Report Confirms Israeli Forces Opened Fire On UN Aid Convoy Carrying Food To Gaza

Documents have recently come to light confirming that Israeli forces targeted a United Nations (UN) convoy laden with food supplies in Gaza on Feb. 5, prior to blocking the trucks from moving to the northern stretches of the territory where thousands of Palestinians face severe food shortages.

“A convoy that had food on it, heading to the northern parts of the Gaza Strip. That convoy on its way in what we call the middle areas, it got hit. One of the trucks carrying supplies was hit by Israeli naval fire,” Juliette Touma, global director of communications for United Nations Relief and Works Agency (UNRWA), told CNN.

Though there were no casualties among the convoy’s personnel, the attack resulted in the destruction of vital supplies, predominantly wheat flour intended for bread production — a crucial need for the besieged Palestinian population.
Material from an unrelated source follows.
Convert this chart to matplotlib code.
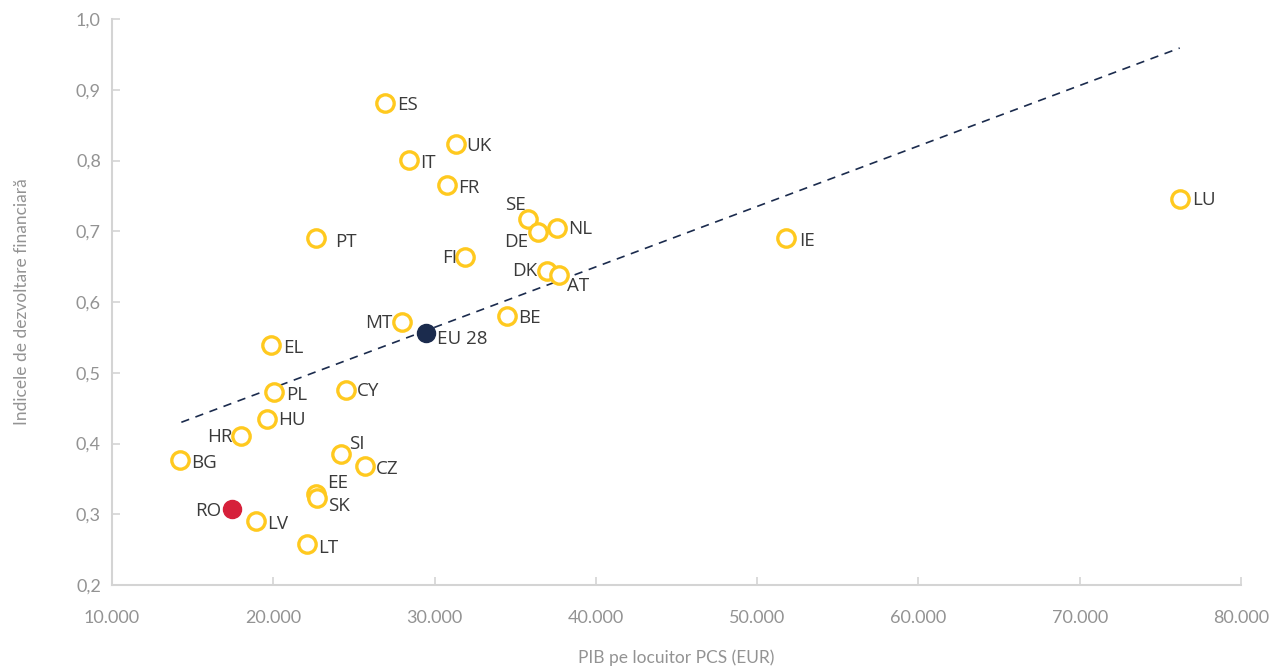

Correspondence obtained by CNN show the convoy’s route was agreed upon in advance, prior to the strike, by the UN and the Israeli military. This coordination was part of a broader effort to ensure the safe passage of humanitarian aid through conflict zones, a practice grounded in the need to safeguard aid workers and their cargos from the perils of armed conflict.

However, this incident is not isolated. CNN reported that this is one of several instances where aid deliveries and storage facilities have come under fire since the onset of hostilities, raising serious concerns about the respect for international humanitarian norms and the protection of humanitarian aid operations in conflict settings.

Email correspondence between UNRWA and COGAT, the Israeli military agency overseeing Palestinian Territories, confirmed there was an agreement for the convoy to take the Al Rashid Road, the scene of the Israeli Navy’s military engagement.

“We share with the Israeli army the coordinates of the convoys, and the route of that convoy,” Touma said. “Only when the Israeli army gives us the okay, the green light, does UNRWA move. We don’t move without that coordination.”

The purpose of the coordination, she said, is to ensure aid convoys are not struck by military fire. That the intentional attack on a humanitarian convoy took place touches on the legal and ethical frameworks that govern armed conflict, and may constitute violations of international law, experts say.

“It’s really difficult to see how this could be a legal attack,” Janina Dill, co-director at Oxford University’s Institute for Ethics, Law and Armed Conflict, told CNN.

“At a minimum it would look like a very serious violation of international humanitarian law,” she said. “Whether it’s also criminal then depends on questions of intent, which is something that needs to be established in a court of law.”

The U.S. State Department called the strike “unacceptable” in a statement to CNN, stating that humanitarian assistance needs to reach civilians.

The Israel Defense Forces (IDF) has not responded to CNN’s requests for comment on the incident.

Shortly after the convoy was hit, the UN warned that it has been prevented from getting an adequate supply of food into Gaza for the roughly 1.4 million people who are starving and desperate for assistance.

“We only managed four convoys in the month of January, that’s around 35 truckloads of food (and) enough for almost 130,000 people,” said Matthew Hollingworth, WFP Country Director for Palestine. “(It’s) really not enough to prevent a famine and we know levels of hunger in Gaza are getting at that level now.”